HS2, which will carve through more than 45 miles of Staffordshire countryside, has come under close scrutiny in recent months after it emerged its cost could hit £155bn.

Lichfield MP Michael Fabricant, a long time critic of the project, said it was time to "call an end" to HS2.

He said if the line was going to terminate at Old Oak Common it would make "even more of a mockery of what high speed rail should be".

"The original plan would have linked Birmingham New Street to London, Paris and beyond," he added. "Now it may not even get to the centre of London.

"People will not use a high speed railway unless it goes from city centre to city centre. The whole project is botched and it is time to call and end to it."

Labour peer Lord Berkeley, who in 2019 was deputy chairman of a government-commissioned review into HS2, has also called for the entire project to be scrapped.

He said: "The alternative is using Old Oak Common as a terminal station, which would work for half the number of trains that they want with a bit of redesign, but it wouldn't do the lot.

"There's not enough space for it so they couldn't do it except maybe a shuttle service from Birmingham. What's the point of building HS2 just to get to Birmingham?

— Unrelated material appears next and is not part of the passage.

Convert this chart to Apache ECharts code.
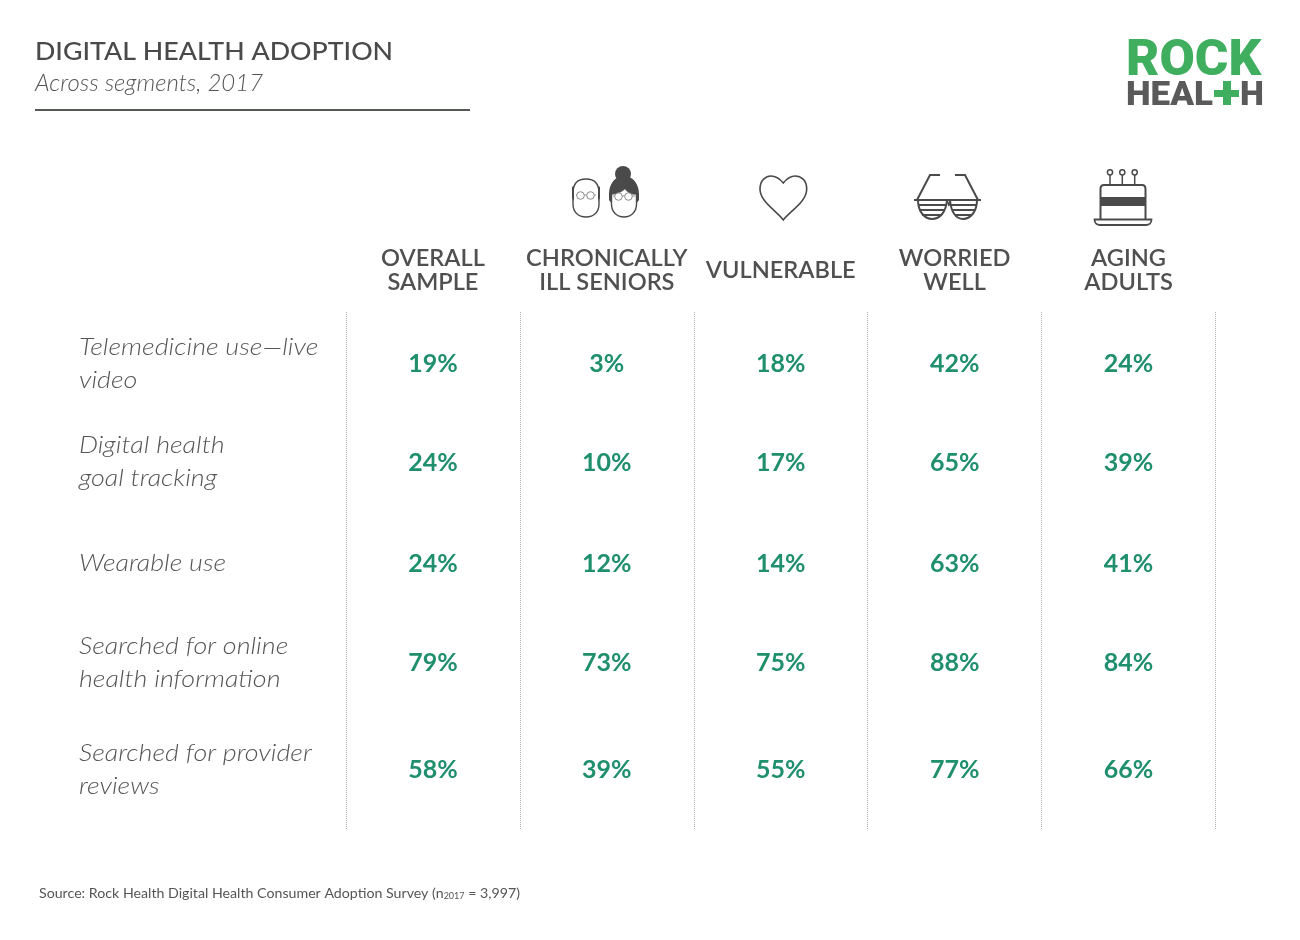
<!DOCTYPE html>
<html>
<head>
<meta charset="utf-8">
<title>Digital health adoption</title>
<script src="https://cdn.jsdelivr.net/npm/echarts@6/dist/echarts.min.js"></script>
<style>
html, body { margin: 0; padding: 0; background: #fff; }
#main { width: 1300px; height: 940px; }
</style>
</head>
<body>
<div id="main"></div>
<script>
var segments = ['OVERALL\nSAMPLE', 'CHRONICALLY\nILL SENIORS', 'VULNERABLE', 'WORRIED\nWELL', 'AGING\nADULTS'];
var measures = [
    'Telemedicine use\u2014live\nvideo',
    'Digital health\ngoal tracking',
    'Wearable use',
    'Searched for online\nhealth information',
    'Searched for provider\nreviews'
];
var overallSample = [19, 24, 24, 79, 58];
var chronicallyIllSeniors = [3, 10, 12, 73, 39];
var vulnerable = [18, 17, 14, 75, 55];
var worriedWell = [42, 65, 63, 88, 77];
var agingAdults = [24, 39, 41, 84, 66];

var columns = [overallSample, chronicallyIllSeniors, vulnerable, worriedWell, agingAdults];

// rows in the original are not evenly spaced, px shift from the band centre
var rowShift = [0, -5, -7, -11, -8];

var FONT = 'Lato';
var DARK = '#4a4a4a';
var GREEN = '#1f8f6c';

var cells = [];
columns.forEach(function (col, c) {
    col.forEach(function (v, r) {
        cells.push({ value: [c, r, v], label: { offset: [0, rowShift[r] + 0.5] } });
    });
});

var path = function (d, fill, stroke, width) {
    return {
        type: 'path',
        shape: { pathData: d },
        style: { fill: fill || 'none', stroke: stroke || 'none', lineWidth: width || 0 }
    };
};
var circle = function (x, y, r, fill, stroke, width) {
    return {
        type: 'circle',
        shape: { cx: x, cy: y, r: r },
        style: { fill: fill || 'none', stroke: stroke || 'none', lineWidth: width || 0 }
    };
};
var rect = function (x, y, w, h, fill) {
    return { type: 'rect', shape: { x: x, y: y, width: w, height: h }, style: { fill: fill } };
};
var logoText = function (text, x, y, size, fill, sx) {
    return {
        type: 'text',
        silent: true,
        x: x,
        y: y,
        scaleX: sx,
        style: { text: text, fill: fill, font: '900 ' + size + 'px Roboto', verticalAlign: 'middle' }
    };
};

var iconParts = [
    // seniors
    path('M586 179 C577 179 573 184 573 193 L573 204 C573 212 578 217 586 217 C594 217 599 212 599 204 L599 193 C599 184 595 179 586 179 Z', '#fff', DARK, 1.4),
    path('M572 187 L574 186 L574 201 L572 198 Z M600 187 L598 186 L598 201 L600 198 Z', DARK),
    circle(580.5, 195.5, 3.8, 'none', '#8a8a8a', 1),
    circle(590.5, 195.5, 3.8, 'none', '#8a8a8a', 1),
    path('M576 195 L577 195 M584.3 195 L586.7 195 M594.3 195 L596 195', 'none', '#8a8a8a', 1),
    circle(623, 174, 8, DARK),
    path('M624 176 C615 176 609 184 609 194 L609 200 L612 204 L612 194 C618 194 624 190 625 188 C627 191 631 194 636 194 L636 204 L639 200 L639 194 C639 184 633 176 624 176 Z', DARK),
    path('M611.5 194 C618 194 624 190 625 188 C627 191 631 194 636.5 194 L636.5 204 C636.5 212 631 217 624 217 C617 217 611.5 212 611.5 204 Z', '#fff', DARK, 1.4),
    circle(618.5, 196.5, 3.8, 'none', '#8a8a8a', 1),
    circle(628.5, 196.5, 3.8, 'none', '#8a8a8a', 1),
    path('M613 196 L614.7 196 M622.3 196 L624.7 196 M632.3 196 L635 196', 'none', '#8a8a8a', 1),

    // heart
    path('M783.3 220 C777 211 760 202 760 189 C760 180 766 176 771 176 C776 176 780 179 783.3 183 C786.5 179 790 176 795 176 C801 176 806.7 180 806.7 189 C806.7 202 790 211 783.3 220 Z', 'none', DARK, 1.6),

    // shutter shades
    path('M914 200 L981 200', 'none', DARK, 2),
    path('M917 200 L930 175 L940 175 M978 200 L965 175 L955 175', 'none', DARK, 2),
    path('M918 200 C918 212 925 219 932 219 C940 219 946 212 947 200 M950 200 C951 212 956 219 963 219 C970 219 977 212 977 200', 'none', DARK, 2),
    path('M918 205 L946 205 M919 210 L945 210 M922 215 L942 215 M951 205 L976 205 M952 210 L975 210 M955 215 L972 215', 'none', DARK, 1.8),
    path('M947 200 L949 206 M950 200 L949 206', 'none', DARK, 1.4),

    // cake
    circle(1110, 172.3, 2.6, '#fff', DARK, 1.5),
    circle(1122.3, 172.3, 2.6, '#fff', DARK, 1.5),
    circle(1134.7, 172.3, 2.6, '#fff', DARK, 1.5),
    path('M1110 175 L1110 185 M1122.3 175 L1122.3 185 M1134.7 175 L1134.7 185', 'none', DARK, 1.5),
    path('M1100.5 219 L1100.5 189 C1100.5 186 1102 185 1104 185 L1142 185 C1144 185 1145.5 186 1145.5 189 L1145.5 219', 'none', DARK, 2),
    rect(1100, 197, 46, 9, DARK),
    path('M1094.5 219.5 L1151.5 219.5 C1151.5 223 1149 225 1146 225 L1100 225 C1097 225 1094.5 223 1094.5 219.5 Z', 'none', DARK, 1.8)
];

var graphics = [
    // title, stretched because the original is letterspaced
    {
        type: 'text',
        silent: true,
        x: 35,
        y: 52,
        scaleX: 1.115,
        style: { text: 'DIGITAL HEALTH ADOPTION', fill: DARK, font: '500 24px ' + FONT, verticalAlign: 'middle' }
    },
    {
        type: 'text',
        silent: true,
        x: 35,
        y: 83,
        style: { text: 'Across segments, 2017', fill: '#555', font: 'italic 300 24px ' + FONT, verticalAlign: 'middle' }
    },
    { type: 'line', silent: true, shape: { x1: 35, y1: 110, x2: 470, y2: 110 }, style: { stroke: '#555a55', lineWidth: 2 } },

    // logo
    logoText('ROCK', 1126, 62, 50, '#3fae5f', 1.025),
    logoText('HEAL', 1126, 96, 34, '#5a5a5a', 1.03),
    logoText('H', 1240, 96, 34, '#5a5a5a', 1.0),
    rect(1214, 90, 25, 7, '#3fae5f'),
    rect(1223, 81, 8, 24, '#3fae5f'),

    // source note
    {
        type: 'text',
        silent: true,
        x: 39,
        y: 893,
        style: {
            text: '{a|Source: Rock Health Digital Health Consumer Adoption Survey (n}{s|2017}{a| = 3,997)}',
            verticalAlign: 'middle',
            rich: {
                a: { font: '14.2px ' + FONT, fill: '#555', lineHeight: 16 },
                s: { font: '9px ' + FONT, fill: '#555', lineHeight: 16, verticalAlign: 'bottom' }
            }
        }
    }
];

var mychart = echarts.init(document.getElementById('main'));
var option = {
    backgroundColor: '#fff',
    animation: false,
    grid: { left: 346, top: 312, width: 869.5, height: 517 },
    xAxis: {
        type: 'category',
        position: 'top',
        data: segments,
        axisLine: { show: false },
        axisTick: { show: false },
        splitLine: { show: true, interval: 0, lineStyle: { type: 'dotted', color: '#b0b0b0', width: 1 } },
        axisLabel: {
            interval: 0,
            margin: 42,
            verticalAlign: 'middle',
            fontFamily: FONT,
            fontSize: 23.6,
            fontWeight: 600,
            lineHeight: 24,
            color: '#505050'
        }
    },
    yAxis: {
        type: 'category',
        inverse: true,
        data: measures,
        axisLine: { show: false },
        axisTick: { show: false },
        axisLabel: { show: false },
        splitLine: { show: false }
    },
    series: [
        {
            name: 'values',
            type: 'scatter',
            symbolSize: 0,
            itemStyle: { opacity: 1 },
            data: cells,
            label: {
                show: true,
                position: 'inside',
                fontFamily: FONT,
                fontSize: 25,
                fontWeight: 700,
                color: GREEN,
                formatter: function (p) { return p.value[2] + '%'; }
            }
        },
        {
            // row names are stretched too, the original face is wider than Lato
            name: 'rows',
            type: 'custom',
            silent: true,
            data: measures.map(function (name, r) { return [0, r]; }),
            renderItem: function (params, api) {
                var r = api.value(1);
                var pos = api.coord([0, r]);
                return {
                    type: 'text',
                    x: pos[0] - 354,
                    y: pos[1] + rowShift[r],
                    scaleX: 1.12,
                    style: {
                        text: measures[r],
                        fill: '#555',
                        font: 'italic 300 24px ' + FONT,
                        lineHeight: 33,
                        verticalAlign: 'middle'
                    }
                };
            }
        },
        {
            name: 'icons',
            type: 'custom',
            coordinateSystem: 'none',
            silent: true,
            data: [0],
            renderItem: function () {
                return { type: 'group', children: iconParts };
            }
        }
    ],
    graphic: { elements: graphics }
};
mychart.setOption(option);
</script>
</body>
</html>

"I think the whole thing should be cancelled."

Paul Forrest, director of Midlands Economic Forum, said HS2 was a "solution looking for a problem" and called for funding to be directed towards local rail schemes.

He said: "Whatever the original rationale, there have been so many shifts in purpose it is now difficult to comprehend what it is actually for. Certainly speed no longer seems an objective.

"Terminating at Old Oak Common would add potentially 32 minutes to journey time (excluding boarding) to central London. This conceivably could make HS2 travel 12 minutes longer than currently – providing of course the West Coast mailing is operating smoothly.

"In contrast to the billions being poured into the Old Oak Common Interchange, the funds could be more wisely and effectively directed toward local commuting services.

"Electrification of the Wolverhampton to Shrewsbury was estimated pre-Pandemic at £72m, whilst re-establishing direct passenger services from Wolverhampton to Walsall and onto Sutton Coldfield could be achieved at a fraction of the cost."

HS2 was originally planned to connect London with Birmingham, Manchester and Leeds. The Leeds leg has since been scrapped, while Mr Hunt has insisted the Manchester leg will go ahead.

It was given a budget of £56bn in 2015, but the Department for Transport conceded in 2021 that it could hit almost £100bn.

Lord Berkeley says his latest cost estimate – using the All Construction Cost index published by the Office for National Statistics (ONS) – is £155.52billion.

Mr Hunt said: "We have not got a good record in this country of delivering complex, expensive infrastructure quickly, but I'm incredibly proud that, for the first time in this last decade, under a Conservative government, we have shovels in the ground building HS2 and we're going to make it happen."